If someone was a convinced Young Earth Creationist, the book would not be support for their position. He isn't even convinced by the Intelligent Design type science where God is seen in the "gaps" -- that is, things we don't yet know are seen as demonstrations that God was involved. He thinks that position tends to get squeezed into a smaller and smaller space as more becomes known (and makes the Christian look ridiculous to a non-believer -- see the Augustine quote in the post).

His own position tries to avoid pinning belief in God to the unexplainable. On the other hand, he tries to avoid the "compartmentalization" of faith and science into two airtight compartments that don't speak to each other, as well.

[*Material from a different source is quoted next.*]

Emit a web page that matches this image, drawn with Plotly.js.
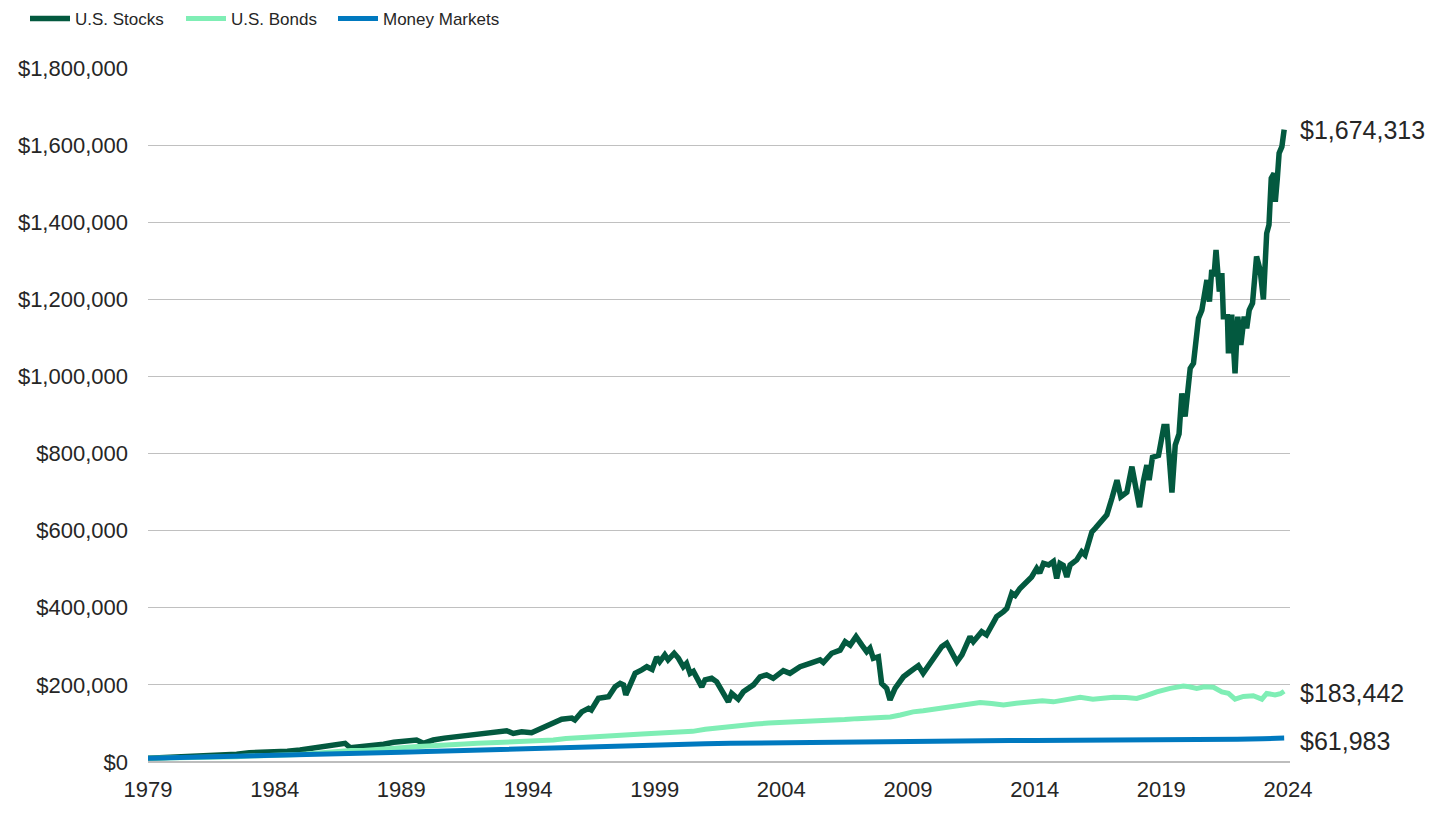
<!DOCTYPE html>
<html>
<head>
<meta charset="utf-8">
<script src="https://cdn.plot.ly/plotly-3.0.1.min.js"></script>
<style>
  html, body { margin: 0; padding: 0; background: #ffffff; }
  #chart { width: 1440px; height: 813px; }
</style>
</head>
<body>
<div id="chart"></div>
<script>
// ---------- Data ----------
const seriesNames = ["U.S. Stocks", "U.S. Bonds", "Money Markets"];
const endLabels = ["$1,674,313", "$183,442", "$61,983"];
const xTickVals = [1979, 1984, 1989, 1994, 1999, 2004, 2009, 2014, 2019, 2024];
const xTickText = ["1979", "1984", "1989", "1994", "1999", "2004", "2009", "2014", "2019", "2024"];
const yTickVals = [0, 200000, 400000, 600000, 800000, 1000000, 1200000, 1400000, 1600000, 1800000];
const yTickText = ["$0", "$200,000", "$400,000", "$600,000", "$800,000", "$1,000,000", "$1,200,000", "$1,400,000", "$1,600,000", "$1,800,000"];

const stockYears = [
  1979.0, 1979.5, 1980.0, 1980.5, 1981.0, 1981.5, 1982.0, 1982.5, 1983.0, 1983.5,
  1984.0, 1984.5, 1985.0, 1985.5, 1986.0, 1986.58, 1986.78, 1986.98, 1987.4, 1987.9,
  1988.3, 1988.7, 1989.2, 1989.6, 1989.87, 1990.26, 1990.7, 1991.19, 1991.8, 1992.5,
  1993.16, 1993.42, 1993.75, 1994.14, 1994.54, 1994.9, 1995.33, 1995.73, 1995.85, 1996.12,
  1996.39, 1996.5, 1996.78, 1997.18, 1997.44, 1997.64, 1997.77, 1997.86, 1998.03, 1998.23,
  1998.49, 1998.69, 1998.9, 1999.08, 1999.2, 1999.4, 1999.53, 1999.77, 1999.94, 2000.13,
  2000.26, 2000.4, 2000.53, 2000.66, 2000.86, 2000.99, 2001.25, 2001.45, 2001.65, 2001.91,
  2002.04, 2002.3, 2002.5, 2002.9, 2003.16, 2003.42, 2003.68, 2004.08, 2004.34, 2004.74,
  2005.13, 2005.53, 2005.66, 2005.99, 2006.32, 2006.52, 2006.72, 2006.95, 2007.18, 2007.37,
  2007.5, 2007.63, 2007.83, 2007.96, 2008.16, 2008.29, 2008.49, 2008.82, 2009.08, 2009.41,
  2009.6, 2010.0, 2010.33, 2010.53, 2010.93, 2011.13, 2011.45, 2011.58, 2011.91, 2012.1,
  2012.5, 2012.77, 2012.9, 2013.1, 2013.23, 2013.42, 2013.69, 2013.88, 2014.08, 2014.2,
  2014.35, 2014.55, 2014.74, 2014.87, 2015.0, 2015.13, 2015.27, 2015.4, 2015.66, 2015.86,
  2015.99, 2016.26, 2016.39, 2016.65, 2016.85, 2017.05, 2017.25, 2017.4, 2017.64, 2017.84,
  2017.97, 2018.14, 2018.3, 2018.43, 2018.52, 2018.65, 2018.89, 2019.1, 2019.22, 2019.42,
  2019.55, 2019.7, 2019.81, 2019.94, 2020.14, 2020.27, 2020.47, 2020.6, 2020.8, 2020.9,
  2020.99, 2021.08, 2021.16, 2021.29, 2021.39, 2021.45, 2021.61, 2021.65, 2021.78, 2021.91,
  2022.02, 2022.14, 2022.27, 2022.37, 2022.47, 2022.6, 2022.76, 2022.9, 2023.03, 2023.16,
  2023.25, 2023.34, 2023.45, 2023.5, 2023.58, 2023.65, 2023.76, 2023.85
];
const stockValues = [
  10000, 11200, 12500, 14500, 16000, 15500, 17500, 20000, 24000, 24500,
  26000, 28000, 31000, 35500, 40000, 44000, 48500, 37000, 40000, 41500,
  46000, 51000, 52700, 57000, 48500, 57000, 62000, 65600, 70000, 74000,
  81000, 74000, 78600, 76000, 87000, 98000, 111000, 114000, 109000, 130000,
  139000, 135000, 165000, 169000, 195000, 204000, 200000, 174000, 204000, 230000,
  239000, 247000, 240000, 272000, 260000, 278000, 265000, 282000, 269000, 247000,
  256000, 230000, 235000, 217000, 195000, 213000, 217000, 208000, 182000, 156000,
  178000, 163000, 182000, 200000, 221000, 226000, 217000, 237000, 230000, 247000,
  256000, 265000, 258000, 282000, 290000, 312000, 303000, 325000, 303000, 286000,
  295000, 269000, 273000, 204000, 191000, 161000, 191000, 221000, 234000, 250000,
  230000, 265000, 299000, 308000, 260000, 278000, 325000, 312000, 338000, 330000,
  377000, 390000, 398000, 438000, 432000, 450000, 468000, 480000, 502000, 490000,
  515000, 511000, 520000, 476000, 515000, 510000, 480000, 511000, 524000, 545000,
  537000, 597000, 606000, 628000, 641000, 684000, 731000, 688000, 700000, 766000,
  720000, 661000, 731000, 770000, 731000, 790000, 795000, 870000, 870000, 699000,
  822000, 851000, 956000, 896000, 1021000, 1034000, 1151000, 1172000, 1250000, 1194000,
  1276000, 1260000, 1328000, 1220000, 1268000, 1155000, 1155000, 1060000, 1160000, 1008000,
  1155000, 1082000, 1155000, 1125000, 1172000, 1190000, 1311000, 1276000, 1200000, 1371000,
  1393000, 1514000, 1527000, 1453000, 1514000, 1579000, 1596000, 1640000
];

const bondYears = [
  1979.0, 1979.5, 1980.0, 1980.5, 1981.0, 1981.5, 1982.0, 1982.5, 1983.0, 1983.5,
  1984.0, 1984.5, 1985.0, 1985.5, 1986.0, 1986.5, 1987.0, 1987.5, 1988.0, 1988.5,
  1989.0, 1989.5, 1990.0, 1990.5, 1991.0, 1991.5, 1992.0, 1992.5, 1993.0, 1993.5,
  1994.0, 1994.5, 1995.0, 1995.5, 1996.0, 1996.5, 1997.0, 1997.5, 1998.0, 1998.5,
  1999.0, 1999.5, 2000.0, 2000.5, 2001.0, 2001.5, 2002.0, 2002.5, 2003.0, 2003.5,
  2004.0, 2004.5, 2005.0, 2005.5, 2006.0, 2006.5, 2007.0, 2007.5, 2007.9, 2008.3,
  2008.7, 2009.2, 2009.6, 2010.0, 2010.53, 2011.0, 2011.4, 2011.85, 2012.3, 2012.77,
  2013.2, 2013.7, 2014.3, 2014.74, 2015.2, 2015.8, 2016.3, 2016.7, 2017.11, 2017.6,
  2018.03, 2018.4, 2018.82, 2019.35, 2019.87, 2020.1, 2020.4, 2020.7, 2021.06, 2021.39,
  2021.65, 2021.91, 2022.24, 2022.63, 2022.97, 2023.16, 2023.49, 2023.7, 2023.85
];
const bondValues = [
  10000, 10300, 10200, 11000, 11200, 11300, 12000, 13500, 15500, 16000,
  17000, 17500, 19500, 22000, 25000, 28000, 30000, 30000, 31500, 33500,
  37000, 39500, 40500, 42500, 44500, 46500, 48500, 50000, 52000, 54500,
  56000, 54500, 57000, 61000, 63500, 63500, 65500, 68000, 70500, 72500,
  74000, 74000, 75500, 79500, 85000, 89000, 92500, 95500, 98500, 101000,
  102000, 103000, 104500, 106500, 108500, 110000, 112500, 114500, 113000, 117000,
  122000, 130000, 133000, 137000, 143000, 146000, 150000, 154000, 152000, 148000,
  152000, 154000, 159000, 156000, 160000, 168000, 163000, 166000, 168000, 167000,
  165000, 172000, 182000, 191000, 197000, 195000, 191000, 195000, 194000, 182000,
  178000, 163000, 170000, 172000, 163000, 178000, 174000, 177000, 183442
];

const moneyYears = [
  1979, 1980, 1981, 1982, 1983, 1984, 1985, 1986, 1987, 1988,
  1989, 1990, 1991, 1992, 1993, 1994, 1995, 1996, 1997, 1998,
  1999, 2000, 2001, 2002, 2003, 2004, 2005, 2006, 2007, 2008,
  2009, 2010, 2011, 2012, 2013, 2014, 2015, 2016, 2017, 2018,
  2019, 2020, 2021, 2022, 2023, 2023.85
];
const moneyValues = [
  10000, 11200, 12700, 14400, 15800, 17300, 18900, 20400, 21800, 23300,
  25100, 27200, 29300, 31000, 32300, 33500, 35200, 37100, 39000, 41000,
  43000, 45000, 47300, 48700, 49400, 49800, 50700, 52200, 54000, 55400,
  55800, 55900, 55950, 56000, 56000, 56050, 56100, 56200, 56500, 57200,
  58300, 59000, 59100, 59200, 60300, 61983
];

// ---------- Styling ----------
const colors = ["#03593F", "#7FEEB5", "#0079BF"];
const lineWidths = [5.5, 5, 5];
const textColor = "#262626";
const baseFont = "Liberation Sans, Arial, Helvetica, sans-serif";

const xs = [stockYears, bondYears, moneyYears];
const ys = [stockValues, bondValues, moneyValues];
const legendIds = ["legend", "legend2", "legend3"];
const legendLeftPx = [25, 181, 333];

const traces = seriesNames.map((name, i) => ({
  type: "scatter",
  mode: "lines",
  name: name,
  x: xs[i],
  y: ys[i],
  legend: legendIds[i],
  line: { color: colors[i], width: lineWidths[i], shape: "linear" },
  hoverinfo: "skip"
}));

const annotations = seriesNames.map((name, i) => ({
  xref: "paper",
  x: 1,
  xanchor: "left",
  xshift: 8,
  yref: "y",
  y: ys[i][ys[i].length - 1],
  yanchor: "middle",
  text: endLabels[i],
  showarrow: false,
  font: { family: baseFont, size: 25, color: textColor }
}));
annotations[0].yshift = 0;
annotations[1].yshift = -2;
annotations[2].yshift = -3;

const layout = {
  width: 1440,
  height: 813,
  margin: { l: 148, r: 150, t: 68, b: 51 },
  paper_bgcolor: "#ffffff",
  plot_bgcolor: "#ffffff",
  font: { family: baseFont, size: 22, color: textColor },
  showlegend: true,
  xaxis: {
    type: "linear",
    range: [1979, 2024.08],
    tickmode: "array",
    tickvals: xTickVals,
    ticktext: xTickText,
    showgrid: false,
    zeroline: false,
    showline: false,
    ticks: "",
    ticklabelstandoff: 12,
    tickfont: { family: baseFont, size: 22, color: textColor },
    fixedrange: true
  },
  yaxis: {
    range: [0, 1800000],
    tickmode: "array",
    tickvals: yTickVals,
    ticktext: yTickText,
    showgrid: true,
    gridcolor: "#C0C0C0",
    gridwidth: 1,
    zeroline: true,
    zerolinecolor: "#BDBDBD",
    zerolinewidth: 2,
    showline: false,
    ticks: "",
    ticklabelstandoff: 19,
    tickfont: { family: baseFont, size: 22, color: textColor },
    fixedrange: true
  },
  annotations: annotations
};

legendIds.forEach((id, i) => {
  layout[id] = {
    orientation: "h",
    xref: "container",
    yref: "container",
    x: legendLeftPx[i] / 1440,
    y: 1 - 1 / 813,
    xanchor: "left",
    yanchor: "top",
    itemwidth: 40,
    font: { family: baseFont, size: 17, color: textColor },
    bgcolor: "rgba(0,0,0,0)"
  };
});

Plotly.newPlot("chart", traces, layout, { displayModeBar: false, staticPlot: true });
</script>
</body>
</html>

Long enough to be a post of its own ; -). Anyway, I did really enjoy the book. You don't have to have a background in science to read it (trust me ;-)) and it was very fair-minded. Plus, I thought it was an inspiring testimony to homeschooling, too, and to you it might have cultural interest since he does describe a bit of his life growing up in your area (which sounded perfectly beautiful).

Stephanie said...

Willa, I can't figure out how to email you off the blog ... so I'll do it this way. I have a Latin question. Could you come over to my blog and see what you think? I'd appreciate it ever so. (in case that long form won't fit here)

Beate said...

Hi Willa - I'm late commenting on this, but I finished Collin's book last week and thoroughly enjoyed it. Then, at Mass yesterday, a visiting priest mentioned it in his homily. Small world, eh?